EXERCISE DIRECTIONS:
Pick out and copy every line below that has the word "code".

_____

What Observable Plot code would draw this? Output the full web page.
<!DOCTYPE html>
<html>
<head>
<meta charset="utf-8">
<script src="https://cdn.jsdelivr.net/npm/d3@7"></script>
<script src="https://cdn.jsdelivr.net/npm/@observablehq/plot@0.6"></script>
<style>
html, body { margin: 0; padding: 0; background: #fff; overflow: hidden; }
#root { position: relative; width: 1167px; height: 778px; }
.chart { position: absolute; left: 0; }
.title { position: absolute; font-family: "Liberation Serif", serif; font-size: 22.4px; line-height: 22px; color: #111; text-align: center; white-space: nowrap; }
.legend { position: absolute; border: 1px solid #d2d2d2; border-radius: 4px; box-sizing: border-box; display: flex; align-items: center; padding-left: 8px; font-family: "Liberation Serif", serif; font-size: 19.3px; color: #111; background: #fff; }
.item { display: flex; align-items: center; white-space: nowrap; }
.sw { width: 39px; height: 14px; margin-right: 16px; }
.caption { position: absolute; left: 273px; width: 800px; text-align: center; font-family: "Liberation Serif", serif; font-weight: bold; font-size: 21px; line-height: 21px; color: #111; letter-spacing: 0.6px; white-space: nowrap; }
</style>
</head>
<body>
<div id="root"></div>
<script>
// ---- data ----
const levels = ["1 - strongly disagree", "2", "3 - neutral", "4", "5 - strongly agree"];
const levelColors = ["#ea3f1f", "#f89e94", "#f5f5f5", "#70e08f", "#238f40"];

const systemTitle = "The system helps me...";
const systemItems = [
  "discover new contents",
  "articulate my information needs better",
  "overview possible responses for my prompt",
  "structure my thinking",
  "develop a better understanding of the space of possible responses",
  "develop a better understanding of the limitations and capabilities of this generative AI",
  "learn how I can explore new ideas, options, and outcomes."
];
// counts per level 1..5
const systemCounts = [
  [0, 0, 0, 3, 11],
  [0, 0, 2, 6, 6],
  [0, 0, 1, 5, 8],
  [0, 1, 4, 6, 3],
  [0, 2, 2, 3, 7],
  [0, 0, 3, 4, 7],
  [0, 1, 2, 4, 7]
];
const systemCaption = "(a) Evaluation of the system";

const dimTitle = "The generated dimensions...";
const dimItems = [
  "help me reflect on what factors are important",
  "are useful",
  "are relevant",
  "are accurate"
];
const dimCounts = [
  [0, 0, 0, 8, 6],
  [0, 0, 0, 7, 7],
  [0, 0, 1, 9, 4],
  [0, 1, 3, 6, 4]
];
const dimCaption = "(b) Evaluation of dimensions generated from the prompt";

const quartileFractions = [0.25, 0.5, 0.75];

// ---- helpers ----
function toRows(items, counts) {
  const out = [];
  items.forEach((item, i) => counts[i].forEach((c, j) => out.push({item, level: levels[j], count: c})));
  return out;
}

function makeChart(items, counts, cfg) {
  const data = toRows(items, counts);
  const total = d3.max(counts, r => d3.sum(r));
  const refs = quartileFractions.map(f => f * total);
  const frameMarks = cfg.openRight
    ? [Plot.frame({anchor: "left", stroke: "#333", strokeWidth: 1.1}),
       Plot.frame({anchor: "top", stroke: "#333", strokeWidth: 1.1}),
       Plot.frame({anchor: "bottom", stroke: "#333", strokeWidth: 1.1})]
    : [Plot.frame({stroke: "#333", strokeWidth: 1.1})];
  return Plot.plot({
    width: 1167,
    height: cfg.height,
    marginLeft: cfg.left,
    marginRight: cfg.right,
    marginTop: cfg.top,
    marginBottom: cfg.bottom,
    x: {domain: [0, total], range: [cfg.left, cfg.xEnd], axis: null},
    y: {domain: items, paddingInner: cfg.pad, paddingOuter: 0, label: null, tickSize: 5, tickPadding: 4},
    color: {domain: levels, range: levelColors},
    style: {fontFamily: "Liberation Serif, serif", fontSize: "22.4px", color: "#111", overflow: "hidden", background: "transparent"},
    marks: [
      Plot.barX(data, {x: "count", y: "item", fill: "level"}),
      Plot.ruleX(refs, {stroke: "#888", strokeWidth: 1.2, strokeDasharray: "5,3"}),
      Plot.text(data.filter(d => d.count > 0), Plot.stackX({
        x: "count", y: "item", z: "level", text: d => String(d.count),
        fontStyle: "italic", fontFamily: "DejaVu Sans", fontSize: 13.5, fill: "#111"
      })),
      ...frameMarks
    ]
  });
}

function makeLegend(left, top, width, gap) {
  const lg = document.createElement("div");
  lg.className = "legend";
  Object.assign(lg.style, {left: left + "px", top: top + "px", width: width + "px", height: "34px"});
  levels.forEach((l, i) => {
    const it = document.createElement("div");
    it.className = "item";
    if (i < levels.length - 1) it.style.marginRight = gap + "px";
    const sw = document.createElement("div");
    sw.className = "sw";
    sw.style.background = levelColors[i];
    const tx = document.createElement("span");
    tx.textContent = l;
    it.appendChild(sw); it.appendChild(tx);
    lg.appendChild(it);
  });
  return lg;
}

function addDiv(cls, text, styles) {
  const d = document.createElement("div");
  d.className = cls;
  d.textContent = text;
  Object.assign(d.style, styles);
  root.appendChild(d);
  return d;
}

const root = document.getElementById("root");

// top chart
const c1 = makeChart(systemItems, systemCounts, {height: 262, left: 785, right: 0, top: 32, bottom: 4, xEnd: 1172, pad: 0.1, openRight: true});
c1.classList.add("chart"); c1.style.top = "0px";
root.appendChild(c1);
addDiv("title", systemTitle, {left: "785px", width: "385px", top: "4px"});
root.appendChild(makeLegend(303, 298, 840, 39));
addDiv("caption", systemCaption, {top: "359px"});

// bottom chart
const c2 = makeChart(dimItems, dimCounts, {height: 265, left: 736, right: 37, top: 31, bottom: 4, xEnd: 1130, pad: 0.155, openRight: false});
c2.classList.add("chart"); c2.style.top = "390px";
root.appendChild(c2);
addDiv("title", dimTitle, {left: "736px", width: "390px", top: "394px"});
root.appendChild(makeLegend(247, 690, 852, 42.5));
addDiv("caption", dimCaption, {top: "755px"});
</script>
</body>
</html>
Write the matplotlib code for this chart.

_____

CORRECT OUTPUT:
What Observable Plot code would draw this? Output the full web page.
Write the matplotlib code for this chart.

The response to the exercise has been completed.